Каждый год, 11 сентября мы, чилийцы и нечилийцы, живущие в этой стране, идем на центральное кладбище Сантьяго. Сначала – к мемориалу «пропавшим без вести» и казненным, а потом – к могиле Сальвадора Альенде. Нас немного, всего несколько тысяч, потому что все эти годы из этой страны целенаправленно и постоянно вытравливалась память об этом. Потому что диктатура смогла контролировать здесь не только мысли, но и чувства миллионов чилийцев, разучившихся смотреть себе в сердце и другому – в глаза. Потому что человеку, кроме высоких чувств и мыслей, присущ еще и животный страх, и 18 лет диктатуры в Чили, оказались образцовым уроком страха, который большинство жителей этой страны, к сожалению, очень хорошо усвоила. Потому что чилийский флаг на Ла-Монеде, подожженный и сожженный ракетами путчистов – не метафора, а реальность этой страны, которая не смогла больше стать той, что была до 11 сентября.

Многие из участников этих событий стали совершенно другими. Некоторые специалисты по зажигательным революционным речам, обвинявшие Альенде в буржуазном реформизме и 11 сентября спасшие свои драгоценные жизни в иностранных посольствах стали сегодня представителями и администраторами транснациональных корпораций в Чили и в дни подобных годовщин не прочь порассуждать с высоких трибун об ошибках Народного Единства и покаяться в грехах собственной юности. Некоторые другие, скопив стартовый капитал на мировых кампаниях солидарности с Чили, завели собственный бизнес и оставили темы прошлого в прошлом. Другие, некогда юные министры правительства Альенде вернулись к политической власти в составе нынешнего правительства Чили и пытаются убедить нас в возможности неолиберализма «с человеческим лицом», устало смирившись с невозможностью невозможного. Пожалуйста, сами возьмите эти два последних слова в кавычки.

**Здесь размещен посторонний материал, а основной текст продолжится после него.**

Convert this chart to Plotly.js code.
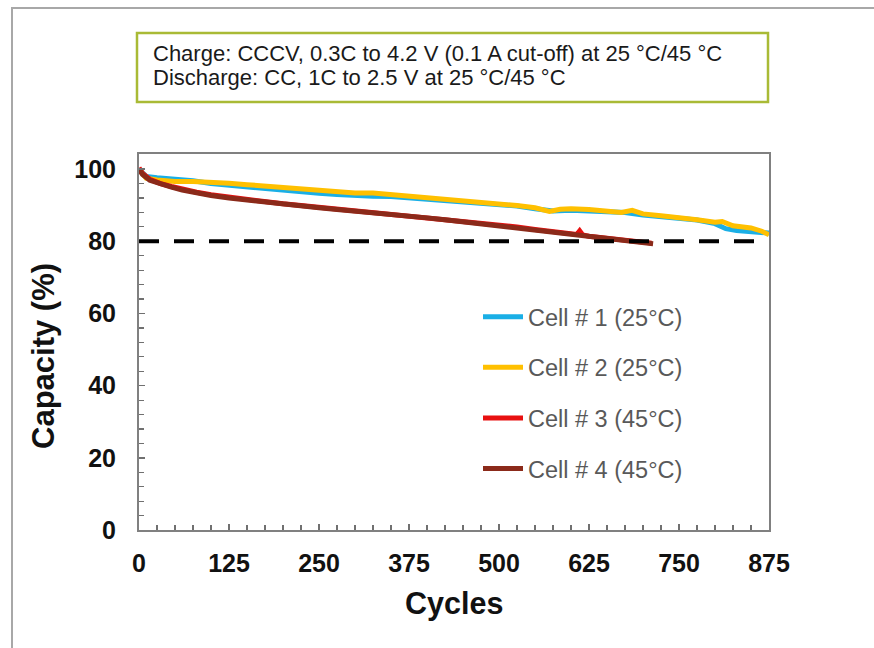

Поэтому давайте вспомним в эти сентябрьские дни о Президенте Чили Сальвадоре Альенде, жизнь которого вышла за рамки любого времени, и смерть которого стала доказательством собственной невозможности. Потому что здесь, в Чили, как сказал Сарамаго, мертвые живы и живые мертвы. И первые весенние цветы, падающие сегодня на могилу Альенде и других наших павших, всегда росли и растут вдоль той самой странной дороги, по которой пройдет свободный человек, чтобы строить лучшее общество.